■ **RECORDS TO USE**:
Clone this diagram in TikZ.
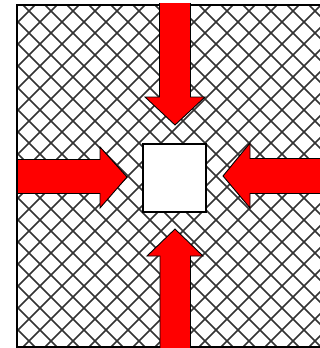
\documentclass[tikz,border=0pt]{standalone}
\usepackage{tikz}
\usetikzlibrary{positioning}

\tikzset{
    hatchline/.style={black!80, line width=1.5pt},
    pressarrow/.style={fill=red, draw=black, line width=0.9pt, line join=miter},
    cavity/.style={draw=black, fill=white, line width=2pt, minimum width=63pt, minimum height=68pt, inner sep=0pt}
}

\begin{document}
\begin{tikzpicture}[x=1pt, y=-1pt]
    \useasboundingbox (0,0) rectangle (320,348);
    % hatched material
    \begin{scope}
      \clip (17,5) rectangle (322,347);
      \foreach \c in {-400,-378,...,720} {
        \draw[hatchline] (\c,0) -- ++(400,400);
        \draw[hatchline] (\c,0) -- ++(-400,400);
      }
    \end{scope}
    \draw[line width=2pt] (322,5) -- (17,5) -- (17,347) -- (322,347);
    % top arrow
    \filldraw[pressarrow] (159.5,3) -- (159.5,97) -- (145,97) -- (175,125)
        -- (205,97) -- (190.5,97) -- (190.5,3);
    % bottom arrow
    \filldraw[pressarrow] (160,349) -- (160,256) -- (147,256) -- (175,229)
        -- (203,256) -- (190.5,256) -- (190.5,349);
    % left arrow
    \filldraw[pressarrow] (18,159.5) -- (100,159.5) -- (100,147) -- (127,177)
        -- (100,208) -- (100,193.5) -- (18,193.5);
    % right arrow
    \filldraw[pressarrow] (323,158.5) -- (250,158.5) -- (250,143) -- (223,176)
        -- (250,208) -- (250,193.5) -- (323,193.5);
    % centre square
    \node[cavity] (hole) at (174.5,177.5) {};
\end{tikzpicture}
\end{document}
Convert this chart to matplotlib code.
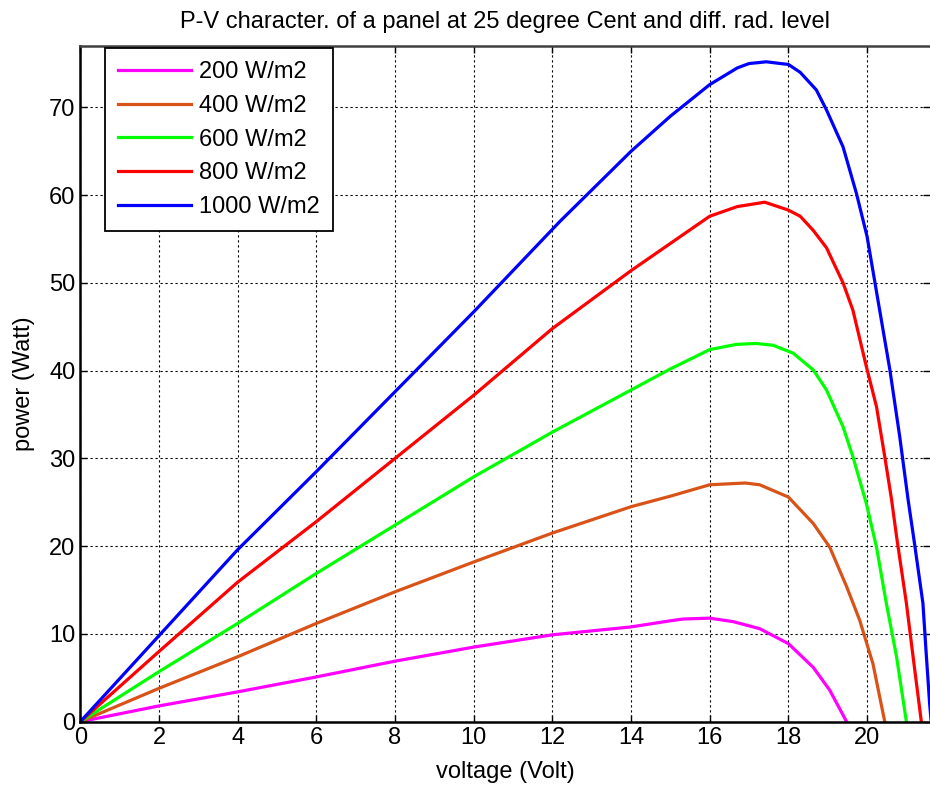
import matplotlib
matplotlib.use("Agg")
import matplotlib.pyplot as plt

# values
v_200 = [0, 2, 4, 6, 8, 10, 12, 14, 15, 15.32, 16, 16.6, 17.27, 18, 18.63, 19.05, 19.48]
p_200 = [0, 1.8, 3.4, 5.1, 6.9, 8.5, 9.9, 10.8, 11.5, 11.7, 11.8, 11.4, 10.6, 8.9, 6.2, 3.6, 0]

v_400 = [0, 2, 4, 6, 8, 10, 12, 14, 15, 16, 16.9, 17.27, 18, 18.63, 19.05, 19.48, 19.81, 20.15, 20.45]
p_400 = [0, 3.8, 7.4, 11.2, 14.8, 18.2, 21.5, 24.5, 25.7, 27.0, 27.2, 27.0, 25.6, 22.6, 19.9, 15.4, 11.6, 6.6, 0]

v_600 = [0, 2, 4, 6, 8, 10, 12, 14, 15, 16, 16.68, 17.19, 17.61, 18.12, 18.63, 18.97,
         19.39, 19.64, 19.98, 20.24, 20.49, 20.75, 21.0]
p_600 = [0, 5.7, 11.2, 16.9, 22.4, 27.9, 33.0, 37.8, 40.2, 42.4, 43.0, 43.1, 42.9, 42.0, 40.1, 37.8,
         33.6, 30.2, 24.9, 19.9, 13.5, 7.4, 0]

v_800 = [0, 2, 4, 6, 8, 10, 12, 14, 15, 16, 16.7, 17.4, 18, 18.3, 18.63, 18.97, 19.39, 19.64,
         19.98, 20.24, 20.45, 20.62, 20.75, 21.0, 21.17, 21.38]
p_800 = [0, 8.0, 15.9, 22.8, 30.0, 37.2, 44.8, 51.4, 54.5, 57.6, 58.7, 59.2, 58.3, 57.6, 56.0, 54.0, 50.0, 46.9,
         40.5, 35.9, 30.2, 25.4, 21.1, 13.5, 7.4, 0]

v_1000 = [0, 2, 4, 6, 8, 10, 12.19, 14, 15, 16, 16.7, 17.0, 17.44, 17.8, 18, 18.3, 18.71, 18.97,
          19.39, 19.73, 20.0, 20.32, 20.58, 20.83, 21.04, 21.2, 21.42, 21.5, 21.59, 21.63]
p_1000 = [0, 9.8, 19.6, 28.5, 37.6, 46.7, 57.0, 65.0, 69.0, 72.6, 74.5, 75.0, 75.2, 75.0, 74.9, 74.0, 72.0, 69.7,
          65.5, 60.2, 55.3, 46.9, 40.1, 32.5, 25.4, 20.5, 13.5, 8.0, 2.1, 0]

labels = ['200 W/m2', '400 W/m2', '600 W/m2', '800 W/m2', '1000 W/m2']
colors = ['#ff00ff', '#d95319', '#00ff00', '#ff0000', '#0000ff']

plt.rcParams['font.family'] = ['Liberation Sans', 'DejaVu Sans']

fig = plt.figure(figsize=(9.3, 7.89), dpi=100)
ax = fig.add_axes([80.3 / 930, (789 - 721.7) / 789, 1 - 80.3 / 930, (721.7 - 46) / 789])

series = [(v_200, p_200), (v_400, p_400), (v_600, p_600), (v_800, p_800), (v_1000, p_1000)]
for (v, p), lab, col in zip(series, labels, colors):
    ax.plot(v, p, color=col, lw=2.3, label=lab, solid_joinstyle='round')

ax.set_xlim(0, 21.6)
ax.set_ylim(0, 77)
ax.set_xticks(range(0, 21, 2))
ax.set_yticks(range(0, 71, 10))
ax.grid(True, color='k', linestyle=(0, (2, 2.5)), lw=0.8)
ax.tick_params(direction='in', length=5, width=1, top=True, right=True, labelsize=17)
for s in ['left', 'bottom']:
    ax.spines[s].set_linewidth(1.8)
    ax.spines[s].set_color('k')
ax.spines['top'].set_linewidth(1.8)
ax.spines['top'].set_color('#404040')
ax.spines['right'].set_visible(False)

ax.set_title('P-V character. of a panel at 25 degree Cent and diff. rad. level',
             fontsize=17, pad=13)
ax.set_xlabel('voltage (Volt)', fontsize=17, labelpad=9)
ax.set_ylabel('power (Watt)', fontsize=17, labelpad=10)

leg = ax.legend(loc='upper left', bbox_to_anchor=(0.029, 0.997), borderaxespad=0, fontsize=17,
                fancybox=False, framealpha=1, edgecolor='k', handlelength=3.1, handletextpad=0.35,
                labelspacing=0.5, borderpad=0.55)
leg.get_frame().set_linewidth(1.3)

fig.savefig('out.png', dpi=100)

■ **THE REQUEST**:
Copy out exactly the material that runs from the line with "Convert this chart to matplotlib code." to the line with "11.6, 6.6, 0]", ends included, and leave the pictures behind.

■ **WORKED SOLUTION**:
Convert this chart to matplotlib code.
import matplotlib
matplotlib.use("Agg")
import matplotlib.pyplot as plt

# values
v_200 = [0, 2, 4, 6, 8, 10, 12, 14, 15, 15.32, 16, 16.6, 17.27, 18, 18.63, 19.05, 19.48]
p_200 = [0, 1.8, 3.4, 5.1, 6.9, 8.5, 9.9, 10.8, 11.5, 11.7, 11.8, 11.4, 10.6, 8.9, 6.2, 3.6, 0]

v_400 = [0, 2, 4, 6, 8, 10, 12, 14, 15, 16, 16.9, 17.27, 18, 18.63, 19.05, 19.48, 19.81, 20.15, 20.45]
p_400 = [0, 3.8, 7.4, 11.2, 14.8, 18.2, 21.5, 24.5, 25.7, 27.0, 27.2, 27.0, 25.6, 22.6, 19.9, 15.4, 11.6, 6.6, 0]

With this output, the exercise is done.